Teaching children about money is one of the most important life skills you can pass on to your kids. I had a really poor example set to me about money, and in all honesty it took years to undo. My parents were quick to use credit cards and didn’t save for things that they couldn’t afford. As a result, debt was a normal part of life, and I didn’t fully understand the costs involved in borrowing money until much later in life.
Teaching kids about money and setting a better example when it comes to managing personal finances is really important to me. Indie, in particular has been learning about money at school. She’s learning the value of coins and notes and how to add and subtract them, but the significance it is going to play in her later life isn’t part of the curriculum just yet.
I’m keen to steer her values in the right direction as attitudes towards money are established when they are very young, some believe it is as young as 7 years old. We talk a lot about not buying everything she wants when she sees the latest toy on the shelves in the shop, but how do we teach children to have a deeper understanding about money?
How To Teach Young Children About Money
I will be the first to admit that I look to the internet for inspiration when it comes to parenting my children. We had begun to notice that even when Indie, and her sister for that matter, had received a generous amount of toys, they were quick to demand more if something caught their eye.
My standard answer would be, ‘no, we are not buying that today’, but I wanted them to fully understand why we have to make a choice about how to spend the money we have. I felt my stock answers weren’t really cutting it to be honest. My go to answer of ‘I won’t have any money left to buy you sweets’ wasn’t really sending the right message, even though it had probably prevented a supermarket meltdown or three in it’s time.
Talking to Kids about Needs and Wants
I’m conscious that my children are 4 and 6 years old, and I want to explore ideas about money that they will understand. As I’m sure you will appreciate if you are the parent of siblings, both children become equally interested in the topics you are discussing at home, regardless of what age they are.
Role play and using practical examples are also a huge part of our life right now, and are certainly helpful tools for helping kids to learn about money. It’s also worth mentioning that parenting is a long game, and teaching the kids about money is going to be a part of our lives for many years to come.
Rooster Money have some excellent resources to help parents teach kids about money, and they cover the topic of needs and wants perfectly for younger children. We have been using some of their techniques over the holiday period, and going on a shopping trip seemed like a great way to think about real examples of needs and wants.
Like most families, we have probably spent more time than usual in the supermarket this month, and of course the kids have tagged along. It is impossible to get around the shop without at least one sentence beginning with ‘please can I have…’. Fortunately the first stop in the supermarket is the grocery section and the kids do understand that we need to buy fresh food to eat and stay healthy.
We also talked about other things we need to buy to make sure we can wash our clothes with laundry powder and clean our teeth with toothpaste for example.
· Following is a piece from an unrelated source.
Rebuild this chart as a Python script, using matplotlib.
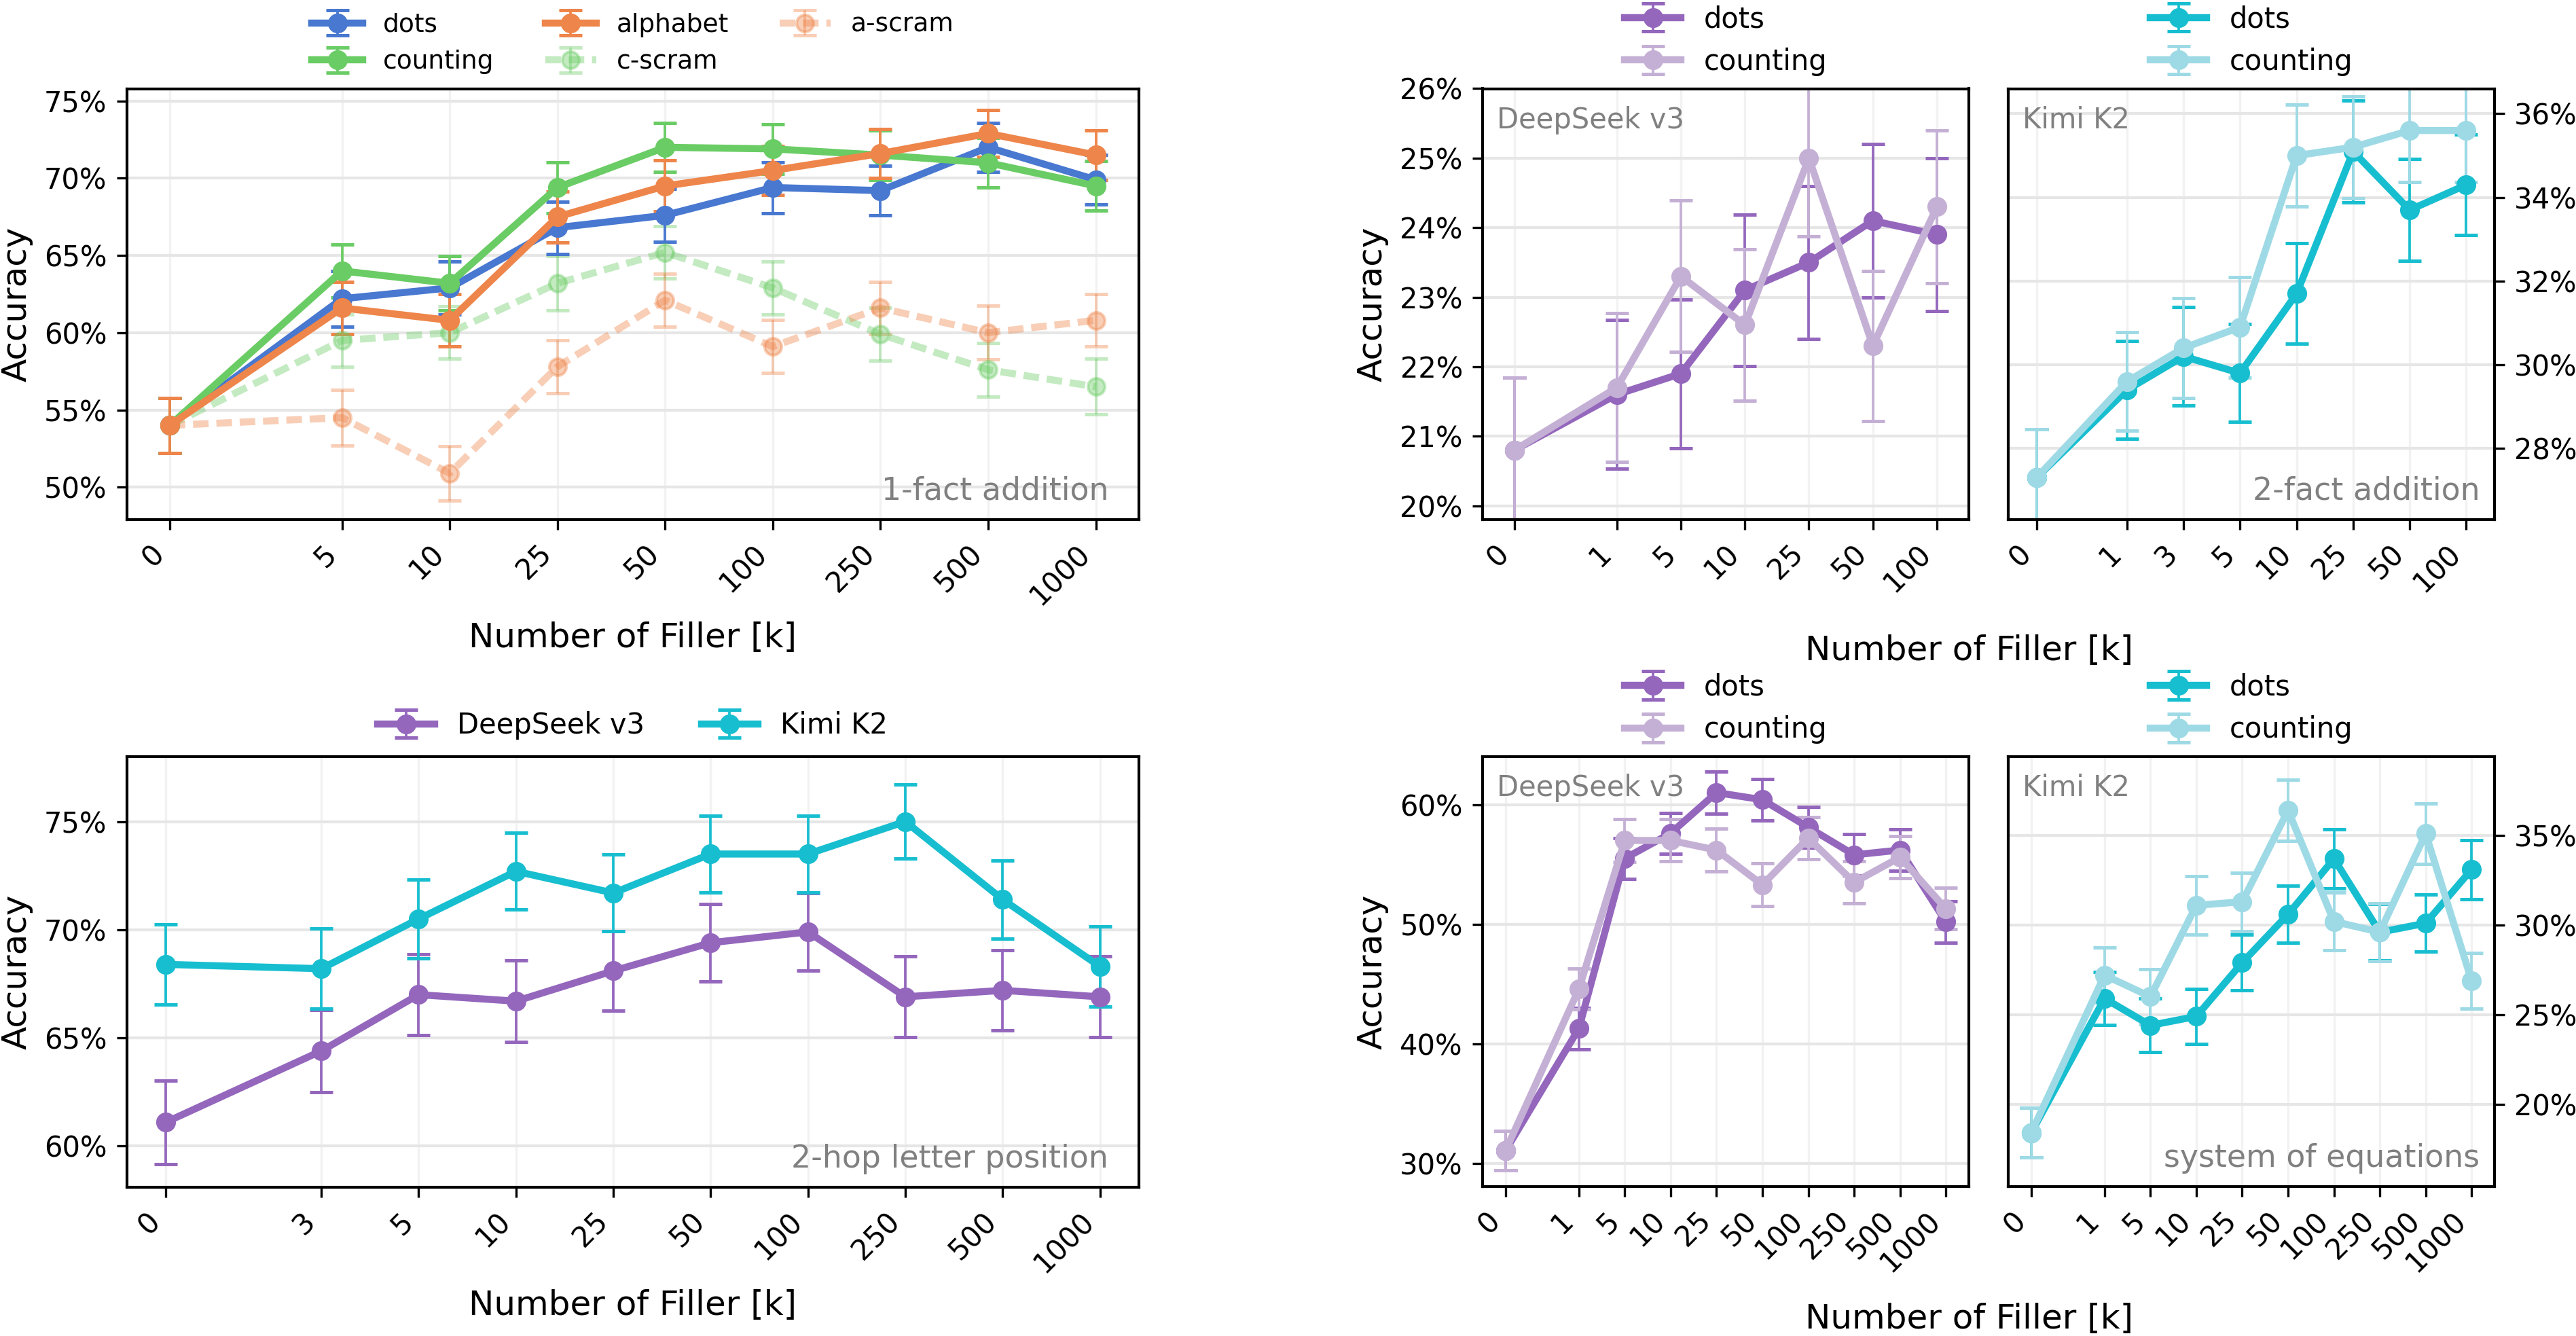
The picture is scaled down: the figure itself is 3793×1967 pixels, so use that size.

It was actually really easy to get the kids to understand that we need money to buy these things. They understand that these are things that happen in our daily lives, but making the connection to the amount of money we have to spend was really important for them.
Inevitably we hit the toy aisle and we knew what was going to happen next. Often we would just avoid this part of the shop so that they didn’t ask for the latest toy on the shelf. While this is one technique, and a lot would argue a very successful one, when it comes to teaching kids about money they don’t get the opportunity to think about why you aren’t buying them a new toy that day.
Given that we had visited the supermarket to buy essentials that we needed and we had been talking about that all the way around the shop, it was much easier to talk to the girls about why we weren’t going to buy toys that day. When we asked them both to think about whether they wanted or needed a new toy, they were able to conclude themselves that it wasn’t something they needed to buy.
For me this is an important concept for children to master as early as possible. Rooster Money, the pocket money app, has more tips for helping to teach kids about money that you might find helpful too. A quick quiz with your kids to get them to identify things that are ‘needs’ and ‘wants’ would only take a few minutes and you can do it literally anywhere.
If children are old enough to receive pocket money or a regular allowance it’s a great opportunity to encourage them to save for things they want to buy. They may find that sometimes they want to make an impulse purchase, that could delay them reaching their savings goal. Getting them to wait just one day and getting them to think about what they want most may just help them to reach the conclusion that spending money on impulse isn’t always a good idea.